— begin INFORMATION PROVIDED —
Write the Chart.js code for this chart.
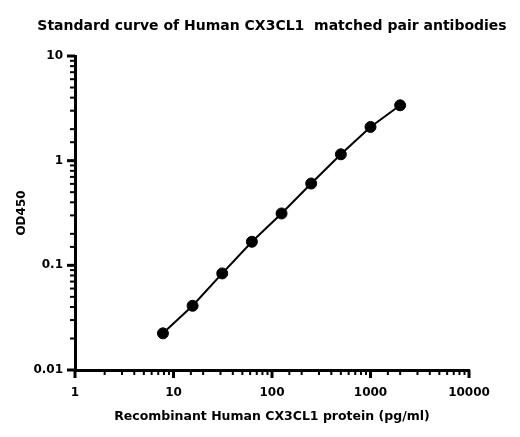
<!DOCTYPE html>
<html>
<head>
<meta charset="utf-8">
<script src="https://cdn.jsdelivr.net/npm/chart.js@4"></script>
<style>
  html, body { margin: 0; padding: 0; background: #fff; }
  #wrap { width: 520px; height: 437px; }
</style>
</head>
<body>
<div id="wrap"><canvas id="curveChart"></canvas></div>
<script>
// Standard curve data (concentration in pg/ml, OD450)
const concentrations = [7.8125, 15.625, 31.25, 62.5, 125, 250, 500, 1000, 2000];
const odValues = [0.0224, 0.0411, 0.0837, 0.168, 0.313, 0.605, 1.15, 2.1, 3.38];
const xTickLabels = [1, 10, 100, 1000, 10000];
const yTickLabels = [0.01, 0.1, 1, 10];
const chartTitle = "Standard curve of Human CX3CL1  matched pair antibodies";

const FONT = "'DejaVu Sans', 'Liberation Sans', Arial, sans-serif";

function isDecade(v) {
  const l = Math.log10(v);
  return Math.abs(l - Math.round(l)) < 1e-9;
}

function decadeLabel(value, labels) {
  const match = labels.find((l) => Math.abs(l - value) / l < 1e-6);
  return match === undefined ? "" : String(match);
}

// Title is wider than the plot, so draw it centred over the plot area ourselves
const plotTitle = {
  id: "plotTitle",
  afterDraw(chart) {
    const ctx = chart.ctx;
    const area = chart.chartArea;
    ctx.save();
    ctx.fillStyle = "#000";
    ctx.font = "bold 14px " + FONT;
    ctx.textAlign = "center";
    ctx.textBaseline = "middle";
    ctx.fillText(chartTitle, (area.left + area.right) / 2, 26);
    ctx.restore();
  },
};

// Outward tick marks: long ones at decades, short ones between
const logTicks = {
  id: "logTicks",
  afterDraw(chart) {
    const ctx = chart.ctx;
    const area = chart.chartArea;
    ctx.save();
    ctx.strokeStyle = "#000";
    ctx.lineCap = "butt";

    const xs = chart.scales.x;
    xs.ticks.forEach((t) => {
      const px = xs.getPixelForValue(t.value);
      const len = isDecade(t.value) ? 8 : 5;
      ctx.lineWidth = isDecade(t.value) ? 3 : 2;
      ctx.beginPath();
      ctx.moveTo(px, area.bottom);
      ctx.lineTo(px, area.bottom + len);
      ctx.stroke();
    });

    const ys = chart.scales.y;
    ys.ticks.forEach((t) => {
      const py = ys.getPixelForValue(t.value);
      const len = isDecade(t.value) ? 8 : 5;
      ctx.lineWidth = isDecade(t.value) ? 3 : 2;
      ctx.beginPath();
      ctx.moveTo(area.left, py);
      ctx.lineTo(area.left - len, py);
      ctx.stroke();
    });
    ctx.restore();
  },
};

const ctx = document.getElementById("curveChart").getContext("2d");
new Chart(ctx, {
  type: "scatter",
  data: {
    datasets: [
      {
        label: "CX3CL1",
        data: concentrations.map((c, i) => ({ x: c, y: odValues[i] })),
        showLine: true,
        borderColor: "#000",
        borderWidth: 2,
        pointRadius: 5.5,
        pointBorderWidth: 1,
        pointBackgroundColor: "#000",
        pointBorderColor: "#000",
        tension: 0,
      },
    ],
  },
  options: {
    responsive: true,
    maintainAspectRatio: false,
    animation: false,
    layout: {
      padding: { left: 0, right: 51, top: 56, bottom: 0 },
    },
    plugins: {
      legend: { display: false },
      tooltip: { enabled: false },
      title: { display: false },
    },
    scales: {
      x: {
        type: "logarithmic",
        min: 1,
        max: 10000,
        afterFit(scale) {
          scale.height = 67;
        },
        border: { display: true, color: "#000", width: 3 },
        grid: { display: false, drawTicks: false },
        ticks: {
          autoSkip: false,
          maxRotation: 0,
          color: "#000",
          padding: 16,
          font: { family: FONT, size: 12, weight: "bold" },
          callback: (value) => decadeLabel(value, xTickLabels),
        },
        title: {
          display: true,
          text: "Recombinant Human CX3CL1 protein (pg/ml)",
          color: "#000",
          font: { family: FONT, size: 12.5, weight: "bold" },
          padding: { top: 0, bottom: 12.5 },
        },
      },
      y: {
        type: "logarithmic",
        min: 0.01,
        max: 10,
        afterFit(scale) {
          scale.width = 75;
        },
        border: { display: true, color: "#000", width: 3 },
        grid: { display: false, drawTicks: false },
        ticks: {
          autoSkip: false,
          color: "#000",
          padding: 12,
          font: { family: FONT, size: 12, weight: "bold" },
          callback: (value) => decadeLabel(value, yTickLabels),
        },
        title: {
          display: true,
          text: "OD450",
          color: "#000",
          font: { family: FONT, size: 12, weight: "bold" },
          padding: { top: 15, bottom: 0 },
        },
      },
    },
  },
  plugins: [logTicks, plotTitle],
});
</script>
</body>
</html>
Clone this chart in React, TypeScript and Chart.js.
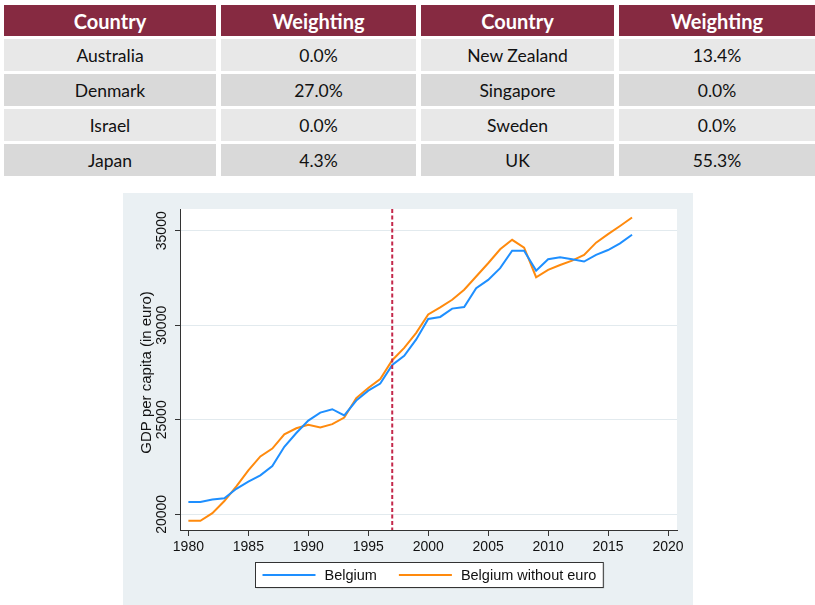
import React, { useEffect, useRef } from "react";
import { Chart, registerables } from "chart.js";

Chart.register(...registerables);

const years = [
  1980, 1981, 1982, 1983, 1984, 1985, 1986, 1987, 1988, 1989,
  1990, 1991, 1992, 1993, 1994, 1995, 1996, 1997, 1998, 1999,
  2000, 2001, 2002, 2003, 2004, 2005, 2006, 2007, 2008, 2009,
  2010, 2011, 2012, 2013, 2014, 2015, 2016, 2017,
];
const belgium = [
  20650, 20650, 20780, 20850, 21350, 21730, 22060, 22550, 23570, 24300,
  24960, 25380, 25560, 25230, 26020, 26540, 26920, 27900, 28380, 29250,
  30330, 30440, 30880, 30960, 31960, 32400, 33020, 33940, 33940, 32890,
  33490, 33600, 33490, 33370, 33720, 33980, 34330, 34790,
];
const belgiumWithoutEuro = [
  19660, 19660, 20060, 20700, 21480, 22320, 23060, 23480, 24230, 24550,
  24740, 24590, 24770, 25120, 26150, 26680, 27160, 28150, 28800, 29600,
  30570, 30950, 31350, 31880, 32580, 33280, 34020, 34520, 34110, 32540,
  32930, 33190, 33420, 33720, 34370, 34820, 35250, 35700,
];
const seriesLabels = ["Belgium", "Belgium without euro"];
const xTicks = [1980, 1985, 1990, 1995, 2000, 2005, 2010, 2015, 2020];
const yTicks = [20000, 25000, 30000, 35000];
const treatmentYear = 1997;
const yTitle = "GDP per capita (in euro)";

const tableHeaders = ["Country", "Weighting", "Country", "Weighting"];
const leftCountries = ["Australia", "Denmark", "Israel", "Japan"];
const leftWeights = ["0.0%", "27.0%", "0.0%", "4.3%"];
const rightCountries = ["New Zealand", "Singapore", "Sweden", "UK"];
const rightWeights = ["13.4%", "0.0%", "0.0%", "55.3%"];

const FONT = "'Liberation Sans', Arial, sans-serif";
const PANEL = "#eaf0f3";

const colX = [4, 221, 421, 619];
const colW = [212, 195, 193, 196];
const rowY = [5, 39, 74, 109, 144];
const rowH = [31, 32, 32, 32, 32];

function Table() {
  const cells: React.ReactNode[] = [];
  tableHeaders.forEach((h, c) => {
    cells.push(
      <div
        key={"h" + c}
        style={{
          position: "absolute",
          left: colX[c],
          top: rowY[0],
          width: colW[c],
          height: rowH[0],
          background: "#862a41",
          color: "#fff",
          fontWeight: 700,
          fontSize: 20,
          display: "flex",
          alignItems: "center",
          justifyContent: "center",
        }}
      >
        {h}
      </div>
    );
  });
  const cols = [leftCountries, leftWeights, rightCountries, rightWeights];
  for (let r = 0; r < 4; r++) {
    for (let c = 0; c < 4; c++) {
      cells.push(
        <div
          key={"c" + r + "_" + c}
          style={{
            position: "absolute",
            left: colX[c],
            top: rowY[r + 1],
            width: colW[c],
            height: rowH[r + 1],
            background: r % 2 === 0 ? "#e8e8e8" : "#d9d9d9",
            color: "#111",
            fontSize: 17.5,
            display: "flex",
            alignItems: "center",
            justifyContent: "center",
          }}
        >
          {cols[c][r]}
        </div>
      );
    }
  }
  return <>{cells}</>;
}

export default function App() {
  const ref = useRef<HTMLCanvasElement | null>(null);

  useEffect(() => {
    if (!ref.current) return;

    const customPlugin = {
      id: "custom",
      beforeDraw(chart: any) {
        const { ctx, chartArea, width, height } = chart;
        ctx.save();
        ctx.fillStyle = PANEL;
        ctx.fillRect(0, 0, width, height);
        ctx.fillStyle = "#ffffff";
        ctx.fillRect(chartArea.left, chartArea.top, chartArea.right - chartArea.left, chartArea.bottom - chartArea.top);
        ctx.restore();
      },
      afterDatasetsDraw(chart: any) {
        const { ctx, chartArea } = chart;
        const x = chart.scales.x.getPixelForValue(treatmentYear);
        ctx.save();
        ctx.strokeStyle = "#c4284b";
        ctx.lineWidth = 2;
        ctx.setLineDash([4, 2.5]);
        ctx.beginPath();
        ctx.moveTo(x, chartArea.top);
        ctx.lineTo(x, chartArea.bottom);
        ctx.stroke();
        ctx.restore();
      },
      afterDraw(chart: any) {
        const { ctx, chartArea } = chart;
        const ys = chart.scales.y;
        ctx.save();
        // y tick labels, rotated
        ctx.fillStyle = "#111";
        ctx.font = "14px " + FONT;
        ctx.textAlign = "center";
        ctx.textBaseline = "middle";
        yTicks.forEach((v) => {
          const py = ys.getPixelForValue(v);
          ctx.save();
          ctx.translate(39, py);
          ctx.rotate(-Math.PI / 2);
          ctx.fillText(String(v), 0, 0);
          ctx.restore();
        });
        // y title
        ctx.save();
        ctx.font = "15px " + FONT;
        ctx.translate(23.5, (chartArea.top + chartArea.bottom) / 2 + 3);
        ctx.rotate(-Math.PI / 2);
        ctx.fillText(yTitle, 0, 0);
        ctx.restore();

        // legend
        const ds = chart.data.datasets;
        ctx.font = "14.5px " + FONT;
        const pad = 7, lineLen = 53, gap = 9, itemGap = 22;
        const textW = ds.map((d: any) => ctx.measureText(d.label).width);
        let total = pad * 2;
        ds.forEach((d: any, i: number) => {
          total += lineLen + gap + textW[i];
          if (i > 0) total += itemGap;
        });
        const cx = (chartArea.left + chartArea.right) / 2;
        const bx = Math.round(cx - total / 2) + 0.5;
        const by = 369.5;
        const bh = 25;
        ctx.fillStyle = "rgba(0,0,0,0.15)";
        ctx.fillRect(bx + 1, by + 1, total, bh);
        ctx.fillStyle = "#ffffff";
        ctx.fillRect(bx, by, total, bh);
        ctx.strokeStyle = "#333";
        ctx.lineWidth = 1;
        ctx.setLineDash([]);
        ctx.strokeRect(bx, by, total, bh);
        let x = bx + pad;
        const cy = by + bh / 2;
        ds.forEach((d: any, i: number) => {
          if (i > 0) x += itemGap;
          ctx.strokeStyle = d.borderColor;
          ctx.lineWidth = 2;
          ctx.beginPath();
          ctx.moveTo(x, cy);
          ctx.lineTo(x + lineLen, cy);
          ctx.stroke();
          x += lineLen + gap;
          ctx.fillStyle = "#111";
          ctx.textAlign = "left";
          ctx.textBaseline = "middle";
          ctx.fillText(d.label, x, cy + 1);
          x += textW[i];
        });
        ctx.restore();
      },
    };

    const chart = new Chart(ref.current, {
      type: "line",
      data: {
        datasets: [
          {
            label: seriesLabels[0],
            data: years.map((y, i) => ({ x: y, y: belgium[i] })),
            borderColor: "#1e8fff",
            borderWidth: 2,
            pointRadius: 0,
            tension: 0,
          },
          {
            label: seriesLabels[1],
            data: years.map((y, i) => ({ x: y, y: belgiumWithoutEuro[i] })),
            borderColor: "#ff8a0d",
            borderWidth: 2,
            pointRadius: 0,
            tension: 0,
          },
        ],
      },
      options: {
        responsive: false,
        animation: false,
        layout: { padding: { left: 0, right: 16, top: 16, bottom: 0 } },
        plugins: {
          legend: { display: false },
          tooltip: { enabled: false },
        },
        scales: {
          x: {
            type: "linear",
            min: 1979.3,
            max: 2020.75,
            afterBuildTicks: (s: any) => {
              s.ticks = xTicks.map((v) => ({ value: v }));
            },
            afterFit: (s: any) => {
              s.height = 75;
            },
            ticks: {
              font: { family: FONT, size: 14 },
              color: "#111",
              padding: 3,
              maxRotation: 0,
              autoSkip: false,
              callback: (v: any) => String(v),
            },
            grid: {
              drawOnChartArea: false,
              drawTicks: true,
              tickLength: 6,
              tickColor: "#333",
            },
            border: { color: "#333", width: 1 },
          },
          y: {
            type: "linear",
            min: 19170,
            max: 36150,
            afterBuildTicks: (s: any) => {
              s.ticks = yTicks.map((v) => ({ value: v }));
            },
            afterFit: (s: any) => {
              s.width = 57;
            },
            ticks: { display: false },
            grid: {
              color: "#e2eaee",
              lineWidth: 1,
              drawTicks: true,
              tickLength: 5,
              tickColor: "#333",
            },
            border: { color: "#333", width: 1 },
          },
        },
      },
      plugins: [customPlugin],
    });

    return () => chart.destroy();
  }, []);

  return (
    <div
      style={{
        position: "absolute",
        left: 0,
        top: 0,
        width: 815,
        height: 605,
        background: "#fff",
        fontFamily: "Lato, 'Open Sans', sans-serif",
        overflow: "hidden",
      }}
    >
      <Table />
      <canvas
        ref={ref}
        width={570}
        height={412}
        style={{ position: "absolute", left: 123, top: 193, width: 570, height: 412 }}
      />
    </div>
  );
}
— end INFORMATION PROVIDED —
**WHAT THE TASK REQUIRES**. Exactly and only the lines from the line with "Clone this chart" to the line with "Chart.register(...registerables);", both ends included, should be echoed. Do not carry over the pictures.

**RESPONSE TO THIS EXERCISE**.
Clone this chart in React, TypeScript and Chart.js.
import React, { useEffect, useRef } from "react";
import { Chart, registerables } from "chart.js";

Chart.register(...registerables);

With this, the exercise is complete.